What toxic people are really doing is; they are gatekeeping, prolonging and WITHHOLDING healing to stay in their “positivity” light because they BENEFIT from their system. Imagine withholding well deserved healing from others on purpose!

Toxic positivity is a form of narcissism. It’s meant to control people through another manipulation lens. This is why I personally write extensively about toxic positivity. I have noticed that abusers do exhaust their normal methods of manipulation tactics. They make the switch over to toxic positivity to reengage with the victim/survivor. They sound positively new. They do sound like they’ve received some help. Or they might need to reel in a new source of supply.

Do I believe all toxic positivity people abusers?
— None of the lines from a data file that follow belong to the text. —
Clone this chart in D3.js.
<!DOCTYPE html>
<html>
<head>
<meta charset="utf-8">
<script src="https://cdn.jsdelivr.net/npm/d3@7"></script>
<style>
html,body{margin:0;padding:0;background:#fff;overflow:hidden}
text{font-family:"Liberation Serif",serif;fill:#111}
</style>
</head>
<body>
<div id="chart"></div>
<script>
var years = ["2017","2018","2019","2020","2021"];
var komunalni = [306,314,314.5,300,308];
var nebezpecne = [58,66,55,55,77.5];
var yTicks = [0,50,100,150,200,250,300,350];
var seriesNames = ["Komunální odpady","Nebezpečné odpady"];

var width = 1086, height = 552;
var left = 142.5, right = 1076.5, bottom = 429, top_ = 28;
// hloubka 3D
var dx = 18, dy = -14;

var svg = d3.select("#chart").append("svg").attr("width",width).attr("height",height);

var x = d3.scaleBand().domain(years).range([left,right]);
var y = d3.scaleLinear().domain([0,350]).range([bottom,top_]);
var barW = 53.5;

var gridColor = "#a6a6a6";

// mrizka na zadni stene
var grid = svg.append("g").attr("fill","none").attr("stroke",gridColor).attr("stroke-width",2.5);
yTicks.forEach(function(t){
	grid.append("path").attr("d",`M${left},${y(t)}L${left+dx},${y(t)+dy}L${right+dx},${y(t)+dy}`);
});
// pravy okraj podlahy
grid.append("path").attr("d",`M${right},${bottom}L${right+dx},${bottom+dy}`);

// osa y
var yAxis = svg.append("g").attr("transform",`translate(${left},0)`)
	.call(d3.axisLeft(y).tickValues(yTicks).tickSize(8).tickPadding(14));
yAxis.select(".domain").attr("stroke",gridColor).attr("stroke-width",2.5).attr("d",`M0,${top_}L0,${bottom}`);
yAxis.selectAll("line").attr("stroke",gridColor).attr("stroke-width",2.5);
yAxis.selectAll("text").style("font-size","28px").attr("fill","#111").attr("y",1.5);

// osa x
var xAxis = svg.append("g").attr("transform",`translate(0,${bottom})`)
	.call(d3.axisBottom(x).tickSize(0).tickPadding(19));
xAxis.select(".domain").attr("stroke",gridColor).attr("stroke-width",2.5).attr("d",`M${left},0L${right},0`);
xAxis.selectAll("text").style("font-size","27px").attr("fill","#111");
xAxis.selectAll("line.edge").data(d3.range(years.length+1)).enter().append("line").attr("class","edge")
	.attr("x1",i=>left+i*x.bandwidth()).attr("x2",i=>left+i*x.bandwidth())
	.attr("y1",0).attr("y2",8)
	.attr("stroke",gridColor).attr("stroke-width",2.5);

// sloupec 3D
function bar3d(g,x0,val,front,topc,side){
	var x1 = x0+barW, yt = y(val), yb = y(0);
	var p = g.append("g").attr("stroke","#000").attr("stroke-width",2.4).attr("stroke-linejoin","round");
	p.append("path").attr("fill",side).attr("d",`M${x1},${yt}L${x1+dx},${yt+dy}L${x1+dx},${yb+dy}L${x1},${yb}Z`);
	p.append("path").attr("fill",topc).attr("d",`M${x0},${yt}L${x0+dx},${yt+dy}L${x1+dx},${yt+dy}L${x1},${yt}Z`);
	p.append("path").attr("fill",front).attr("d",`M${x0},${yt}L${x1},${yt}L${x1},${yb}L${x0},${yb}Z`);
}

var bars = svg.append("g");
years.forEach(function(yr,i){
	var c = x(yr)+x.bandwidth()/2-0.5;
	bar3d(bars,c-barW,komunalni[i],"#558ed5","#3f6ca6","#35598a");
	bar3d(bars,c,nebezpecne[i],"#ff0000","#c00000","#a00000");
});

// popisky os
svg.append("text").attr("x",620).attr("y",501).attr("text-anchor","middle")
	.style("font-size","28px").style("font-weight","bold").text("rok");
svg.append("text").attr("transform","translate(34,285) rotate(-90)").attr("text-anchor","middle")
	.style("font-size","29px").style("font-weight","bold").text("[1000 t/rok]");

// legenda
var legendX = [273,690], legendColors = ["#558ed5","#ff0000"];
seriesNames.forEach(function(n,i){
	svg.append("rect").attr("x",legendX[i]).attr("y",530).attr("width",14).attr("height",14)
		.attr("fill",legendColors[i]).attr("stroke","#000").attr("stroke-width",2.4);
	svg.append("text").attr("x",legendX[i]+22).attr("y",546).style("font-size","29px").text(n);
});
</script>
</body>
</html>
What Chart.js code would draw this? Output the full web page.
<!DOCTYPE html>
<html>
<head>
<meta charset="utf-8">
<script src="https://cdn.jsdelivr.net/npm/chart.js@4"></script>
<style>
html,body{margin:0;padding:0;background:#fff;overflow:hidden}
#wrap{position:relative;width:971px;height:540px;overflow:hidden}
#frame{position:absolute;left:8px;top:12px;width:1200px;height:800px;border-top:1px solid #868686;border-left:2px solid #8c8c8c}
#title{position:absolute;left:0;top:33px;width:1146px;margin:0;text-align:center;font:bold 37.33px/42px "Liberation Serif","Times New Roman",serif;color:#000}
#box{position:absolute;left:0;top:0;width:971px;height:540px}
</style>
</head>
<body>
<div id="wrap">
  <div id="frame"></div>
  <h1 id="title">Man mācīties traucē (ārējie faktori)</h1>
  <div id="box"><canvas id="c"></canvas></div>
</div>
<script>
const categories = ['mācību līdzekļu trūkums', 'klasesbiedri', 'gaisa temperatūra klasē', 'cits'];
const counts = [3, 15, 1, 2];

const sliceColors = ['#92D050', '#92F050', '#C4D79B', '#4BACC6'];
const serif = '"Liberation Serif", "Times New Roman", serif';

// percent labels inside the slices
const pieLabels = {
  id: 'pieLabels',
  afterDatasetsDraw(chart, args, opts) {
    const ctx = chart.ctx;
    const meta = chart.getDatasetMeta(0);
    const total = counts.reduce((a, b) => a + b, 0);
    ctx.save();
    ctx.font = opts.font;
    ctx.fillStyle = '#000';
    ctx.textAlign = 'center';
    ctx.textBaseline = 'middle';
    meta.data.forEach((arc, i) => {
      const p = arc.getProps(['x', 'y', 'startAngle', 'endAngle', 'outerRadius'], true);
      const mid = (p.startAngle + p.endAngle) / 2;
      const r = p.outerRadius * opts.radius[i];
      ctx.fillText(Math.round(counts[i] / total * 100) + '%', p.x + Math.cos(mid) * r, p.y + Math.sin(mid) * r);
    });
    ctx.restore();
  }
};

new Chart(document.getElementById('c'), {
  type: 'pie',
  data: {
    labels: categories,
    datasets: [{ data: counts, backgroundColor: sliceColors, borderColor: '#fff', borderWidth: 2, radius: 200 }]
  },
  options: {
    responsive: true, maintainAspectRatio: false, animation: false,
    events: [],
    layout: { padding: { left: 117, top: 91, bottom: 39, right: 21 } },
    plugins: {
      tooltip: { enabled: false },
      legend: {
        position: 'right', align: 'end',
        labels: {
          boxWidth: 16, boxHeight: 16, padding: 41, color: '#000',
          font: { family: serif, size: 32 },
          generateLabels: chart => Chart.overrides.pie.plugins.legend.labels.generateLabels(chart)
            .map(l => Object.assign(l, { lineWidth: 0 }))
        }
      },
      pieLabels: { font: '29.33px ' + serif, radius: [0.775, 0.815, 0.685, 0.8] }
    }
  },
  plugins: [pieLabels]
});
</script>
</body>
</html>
No, I do not. Some people fall prey to toxic positivity because they do not have enough support to start on a healing journey especially from abuse.

My personal experience with toxic positivity:

Toxic positivity affected me at the beginning of my own healing journey. I fell prey to toxic positivity because I thought that’s what healing was. I shamed myself and castigated myself for not being nicer. I shamed myself for getting angry at all my past experiences. I also shamed myself for feeling the trigger emotions and not addressing things in a ‘better’ way. I learned how to mask my emotions instead. I put my fawning (people pleaser) conditioning into overdrive. I wanted to help as many people as I could. One thing I didn’t account for was that my underlying anger. I did not deal with the bubbling emotions because I thought I was not supposed to.

Everything came to the surface one year into my healing journey. I found myself in the middle of a trauma workshop with underlying toxic positivity messaging. I saw myself sitting there in complete isolation in another state away from any safety. I was retraumatized at a trauma event due to the workshop exercises. I remember having major panic attacks in the hotel room that night. That moment taught me that I desperately needed to address all my emotions and seek help from people who could really help me process in safety. I was not being optimistic and counting down healing time but I was masking emotions instead. It has taken me longer to process due to undoing the personal abuse I have endured and added toxic positivity masking.

I believe through having spaces where people do not feel shamed or judged provides a space where they can be heard. People need spaces of support and acknowledgment. They also need facilitators who are experienced in niche areas. This means holding true kindness areas that are safe for survivors to express themselves authentically. Trust must held as a priority.